France requested an emergency UN Security Council meeting Monday after three UNIFIL peacekeepers were killed in southern Lebanon.
Diplomatic press treats the French request as a significant escalation in European opposition to the conduct of the war, particularly regarding civilian protection.
The UNSC meeting will accomplish nothing — the US holds the presidency and will block any binding resolution, making the exercise purely symbolic.
French Foreign Minister Jean-Noel Barrot requested an emergency United Nations Security Council meeting Monday after three UNIFIL peacekeepers were killed in southern Lebanon, bringing total peacekeeper casualties to unprecedented levels since the force's establishment [1].

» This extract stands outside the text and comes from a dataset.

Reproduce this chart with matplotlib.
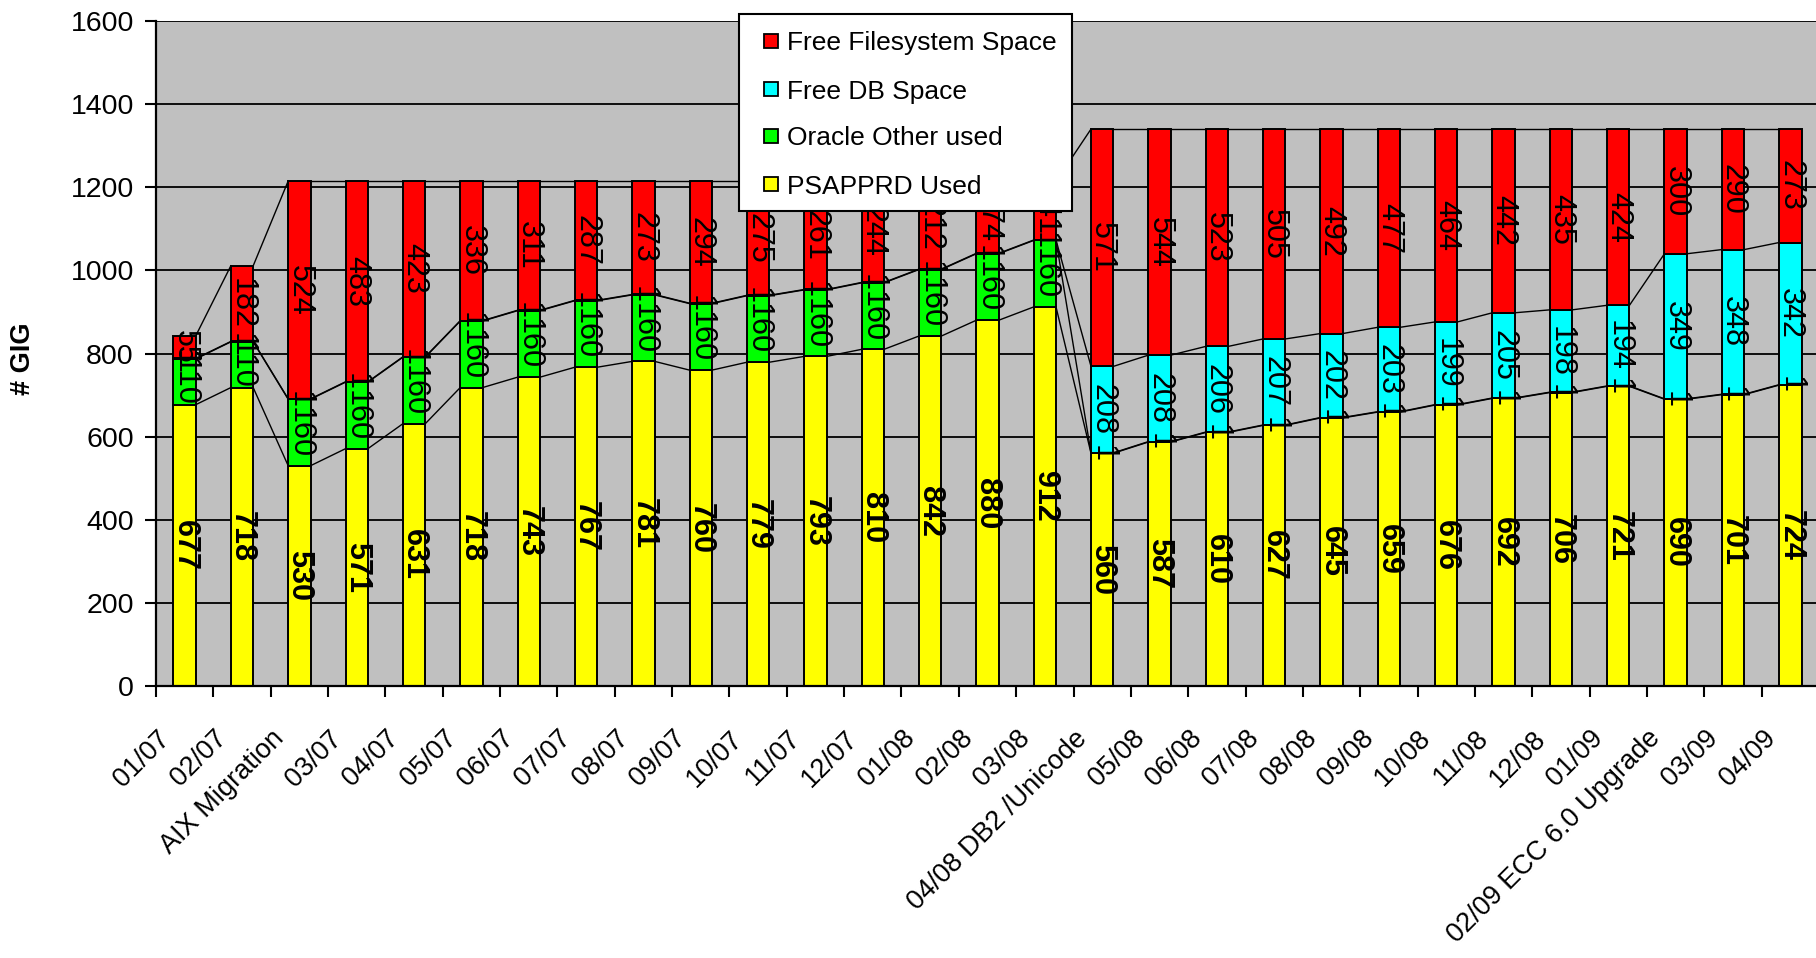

The three peacekeepers died when an "explosion of unknown origin" destroyed their position in southern Lebanon, according to UNIFIL's official statement. The deaths follow a pattern of escalating dangers to the 10,000-strong peacekeeping force as fighting between Hezbollah and Israel intensifies in parallel with the broader Iran war.
"The safety and security of UN peacekeepers must be fully respected at all times, in accordance with international law. Any harm to peacekeepers is unacceptable," Barrot said in his formal request. Canada joined France in condemning the killings, calling them "a grave violation of international law".
The emergency meeting faces an immediate structural obstacle: the United States holds the Security Council presidency for March 2026. Any binding resolution condemning attacks on peacekeepers or demanding a ceasefire would require American abstention at minimum, which is unlikely given Washington's active role in the conflict.
Nine Lebanese soldiers have also been killed since March 2 in Israeli strikes on Lebanon, further complicating the security environment for international forces.
France contributes troops to UNIFIL and has historically treated attacks on peacekeepers as a red line. The emergency request signals that Paris is moving from quiet concern to overt diplomatic opposition — a trajectory that parallels Spain's airspace decision and Belgium's parliamentary debate.